» **RECORDS SUPPLIED**:
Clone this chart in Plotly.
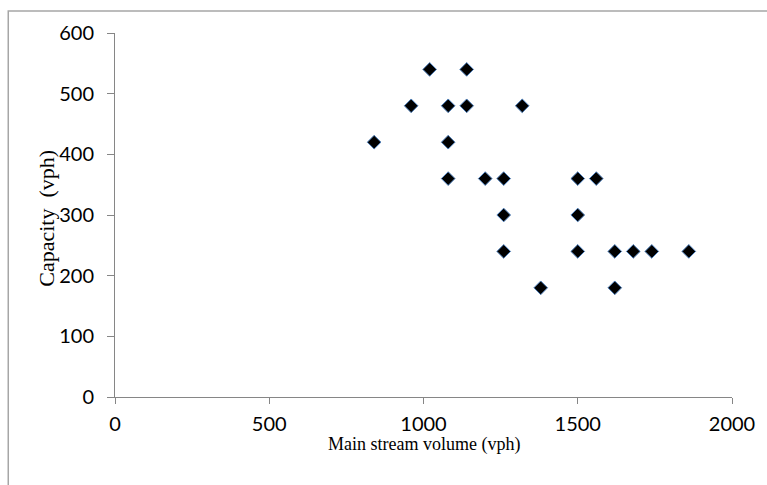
import plotly.graph_objects as go

# Data (main stream volume, capacity)
volume = [840, 960, 1020, 1080, 1080, 1080, 1140, 1140, 1200, 1260, 1260, 1260,
          1320, 1380, 1500, 1500, 1500, 1560, 1620, 1620, 1680, 1740, 1860]
capacity = [420, 480, 540, 480, 420, 360, 540, 480, 360, 360, 300, 240,
            480, 180, 360, 300, 240, 360, 240, 180, 240, 240, 240]

x_ticks = [0, 500, 1000, 1500, 2000]
y_ticks = [0, 100, 200, 300, 400, 500, 600]
x_title = "Main stream volume (vph)"
y_title = "Capacity  (vph)"

fig = go.Figure()
fig.add_trace(go.Scatter(
    x=volume, y=capacity, mode="markers",
    marker=dict(symbol="diamond", size=10.5, color="black",
                line=dict(color="#4f81bd", width=1)),
    showlegend=False, cliponaxis=False,
))

axis_color = "#868686"
tick_font = dict(family="Lato", size=20, color="black")

fig.update_layout(
    width=767, height=485,
    margin=dict(l=115, r=33, t=33, b=88),
    paper_bgcolor="white", plot_bgcolor="white",
    xaxis=dict(range=[0, 2000], tickvals=x_ticks, showgrid=False, zeroline=False,
               showline=True, linecolor=axis_color, linewidth=1,
               ticks="outside", ticklen=6, tickcolor=axis_color,
               tickfont=tick_font, ticklabelstandoff=3),
    yaxis=dict(range=[0, 600], tickvals=y_ticks, showgrid=False, zeroline=False,
               showline=True, linecolor=axis_color, linewidth=1,
               ticks="outside", ticklen=7, tickcolor=axis_color,
               tickfont=tick_font, ticklabelstandoff=9),
    annotations=[
        dict(text=x_title, xref="paper", yref="paper", x=0.5, y=-0.13,
             xanchor="center", yanchor="middle", showarrow=False,
             font=dict(family="Liberation Serif", size=18, color="black")),
        dict(text=y_title, xref="paper", yref="paper", x=-0.11, y=0.49,
             xanchor="center", yanchor="middle", showarrow=False, textangle=-90,
             font=dict(family="Liberation Serif", size=22, color="black")),
    ],
    shapes=[dict(type="rect", xref="paper", yref="paper",
                 x0=-0.173, x1=1.1, y0=-0.4, y1=1.0604,
                 line=dict(color="#a6a6a6", width=1.5), fillcolor="rgba(0,0,0,0)",
                 layer="below")],
)

fig.write_html("out.html")
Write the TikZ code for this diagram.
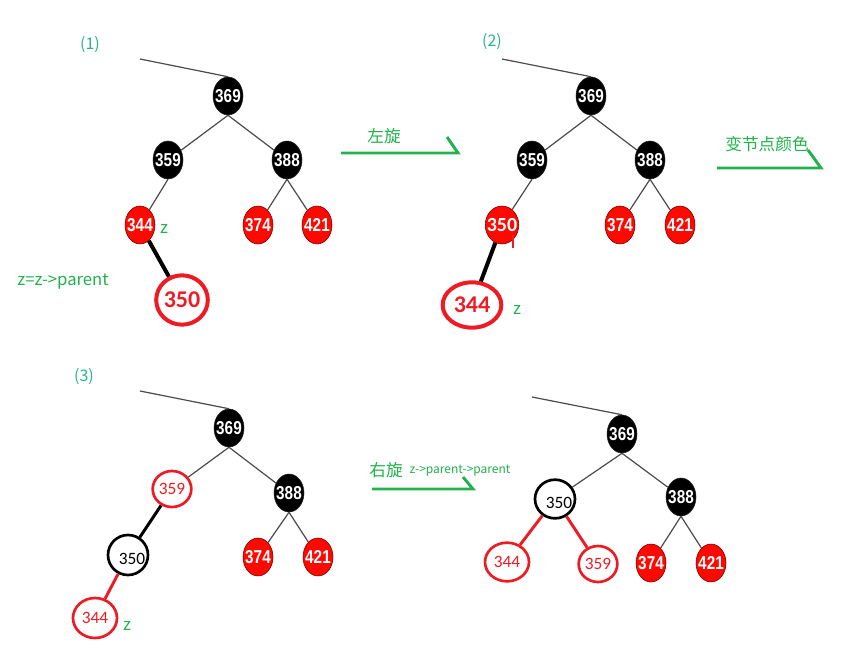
\documentclass[tikz,border=0pt]{standalone}
\usepackage{fontspec}
\setmainfont{Liberation Sans}
\newfontfamily\cjk{Noto Sans CJK SC}
\newfontfamily\keyfont[FakeStretch=0.82]{Liberation Sans}
\newfontfamily\notefont{Carlito}
\usetikzlibrary{shapes.geometric}

\definecolor{notegreen}{RGB}{34,177,76}
\definecolor{stepteal}{RGB}{40,180,140}
\definecolor{inkred}{RGB}{237,28,36}
\definecolor{fillred}{RGB}{255,8,0}
\definecolor{edgegray}{RGB}{75,75,75}

\begin{document}
\begin{tikzpicture}[x=0.75pt, y=-0.75pt,
  blknode/.style={ellipse, fill=black, draw=black!85, text=white, inner xsep=-2.5pt, inner ysep=0pt,
    minimum width=22.5pt, minimum height=28.5pt, font=\keyfont\bfseries\fontsize{14}{14}\selectfont},
  rednode/.style={blknode, fill=fillred, draw=red!45!black},
  bigring/.style={ellipse, draw=inkred, line width=3pt, text=inkred, inner sep=0pt,
    font=\notefont\bfseries\fontsize{18}{18}\selectfont},
  redring/.style={ellipse, draw=inkred, line width=2pt, fill=white, text=inkred, inner sep=0pt,
    font=\notefont\fontsize{13}{13}\selectfont},
  blkring/.style={redring, draw=black, text=black},
  tedge/.style={draw=edgegray, line width=0.9pt},
  fatedge/.style={draw=black, line width=3pt},
  rededge/.style={draw=inkred, line width=2.2pt},
  note/.style={text=notegreen, font=\cjk\fontsize{12.5}{12.5}\selectfont, inner sep=0pt},
  steplabel/.style={text=stepteal, font=\cjk\fontsize{12}{12}\selectfont, inner sep=0pt},
  hookarrow/.style={draw=notegreen, line width=2.2pt}]
\useasboundingbox (0,0) rectangle (852,663);

% (1) z is the right child of a red parent
\node[steplabel] (lbla) at (90,45) {(1)};
\coordinate (upa) at (140,59);
\node[blknode] (a369) at (228,96) {369};
\node[blknode] (a359) at (168,160) {359};
\node[blknode] (a388) at (287,160) {388};
\node[rednode] (a344) at (140,225) {344};
\node[rednode] (a374) at (258,225) {374};
\node[rednode] (a421) at (317,225) {421};
\node[bigring, minimum width=38pt, minimum height=37pt] (a350) at (182,300) {350};
\node[note] (za) at (164,229) {z};
\node[note] (notea) at (63,282) {z=z->parent};
\draw[tedge] (upa) -- (a369.north);
\draw[tedge] (a369.south) -- (a359);
\draw[tedge] (a369.south) -- (a388);
\draw[tedge] (a359.south) -- (a344);
\draw[tedge] (a388.south) -- (a374);
\draw[tedge] (a388.south) -- (a421);
\draw[fatedge] (a344) -- (a350);

% arrow: left rotation
\node[note] (rotl) at (384,136) {左旋};
\coordinate (rotla) at (341,153);
\coordinate (rotlb) at (458,153);
\coordinate (rotlc) at (447,137);
\draw[hookarrow] (rotla) -- (rotlb) -- (rotlc);

% (2) after the left rotation
\node[steplabel] (lblb) at (492,42) {(2)};
\coordinate (upb) at (502,59);
\node[blknode] (b369) at (591,96) {369};
\node[blknode] (b359) at (532,160) {359};
\node[blknode] (b388) at (650,160) {388};
\node[rednode, font=\notefont\bfseries\fontsize{15}{15}\selectfont] (b350) at (502,225) {350};
\node[rednode] (b374) at (620,225) {374};
\node[rednode] (b421) at (680,225) {421};
\node[bigring, minimum width=44pt, minimum height=34pt] (b344) at (472,305) {344};
\node[note] (zb) at (517,310) {z};
\coordinate (tickb) at (513,235);
\draw[draw=inkred, line width=1.6pt] (tickb) -- ++(0,13);
\draw[tedge] (upb) -- (b369.north);
\draw[tedge] (b369.south) -- (b359);
\draw[tedge] (b369.south) -- (b388);
\draw[tedge] (b359.south) -- (b350);
\draw[tedge] (b388.south) -- (b374);
\draw[tedge] (b388.south) -- (b421);
\draw[fatedge] (b350) -- (b344);

% arrow: recolour
\node[note] (recol) at (767,144) {变节点颜色};
\coordinate (recola) at (717,168);
\coordinate (recolb) at (821,168);
\coordinate (recolc) at (808,150);
\draw[hookarrow] (recola) -- (recolb) -- (recolc);

% (3) after recolouring
\node[steplabel] (lblc) at (84,377) {(3)};
\coordinate (upc) at (140,391);
\node[blknode] (c369) at (229,428) {369};
\node[redring, minimum width=29pt, minimum height=27pt] (c359) at (172,489) {359};
\node[blknode] (c388) at (289,493) {388};
\node[blkring, minimum width=30pt, minimum height=30pt] (c350) at (128,555) {};
\node[text=black, font=\notefont\fontsize{13}{13}\selectfont] (c350t) at (132,559) {350};
\node[redring, minimum width=33pt, minimum height=30pt] (c344) at (95,618) {344};
\node[rednode] (c374) at (258,557) {374};
\node[rednode] (c421) at (318,557) {421};
\node[note] (zc) at (127,626) {z};
\draw[tedge] (upc) -- (c369.north);
\draw[tedge] (c369.south) -- (c359);
\draw[tedge] (c369.south) -- (c388);
\draw[tedge] (c388.south) -- (c374);
\draw[tedge] (c388.south) -- (c421);
\draw[draw=black, line width=2.2pt] (c359) -- (c350);
\draw[rededge] (c350) -- (c344);

% arrow: right rotation
\node[note] (rotr) at (386,470) {右旋};
\node[note, font=\cjk\fontsize{9}{9}\selectfont] (rotrsub) at (460,471) {z->parent->parent};
\coordinate (rotra) at (372,489);
\coordinate (rotrb) at (473,489);
\coordinate (rotrc) at (463,477);
\draw[hookarrow] (rotra) -- (rotrb) -- (rotrc);

% (4) after the right rotation
\coordinate (upd) at (532,397);
\node[blknode] (d369) at (622,434) {369};
\node[blkring, minimum width=30pt, minimum height=29pt] (d350) at (555,499) {};
\node[text=black, font=\notefont\fontsize{13}{13}\selectfont] (d350t) at (559,503) {350};
\node[blknode] (d388) at (681,497) {388};
\node[redring, minimum width=33pt, minimum height=29pt] (d344) at (507,562) {344};
\node[redring, minimum width=29pt, minimum height=27pt] (d359) at (598,564) {359};
\node[rednode] (d374) at (651,563) {374};
\node[rednode] (d421) at (711,563) {421};
\draw[tedge] (upd) -- (d369.north);
\draw[tedge] (d369.south) -- (d350);
\draw[tedge] (d369.south) -- (d388);
\draw[tedge] (d388.south) -- (d374);
\draw[tedge] (d388.south) -- (d421);
\draw[rededge] (d350) -- (d344);
\draw[rededge] (d350) -- (d359);
\end{tikzpicture}
\end{document}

» **SHORT EXERCISE**: Consider the entries above and return each line with the string "this".

» **RESULT**:
Clone this chart in Plotly.
Write the TikZ code for this diagram.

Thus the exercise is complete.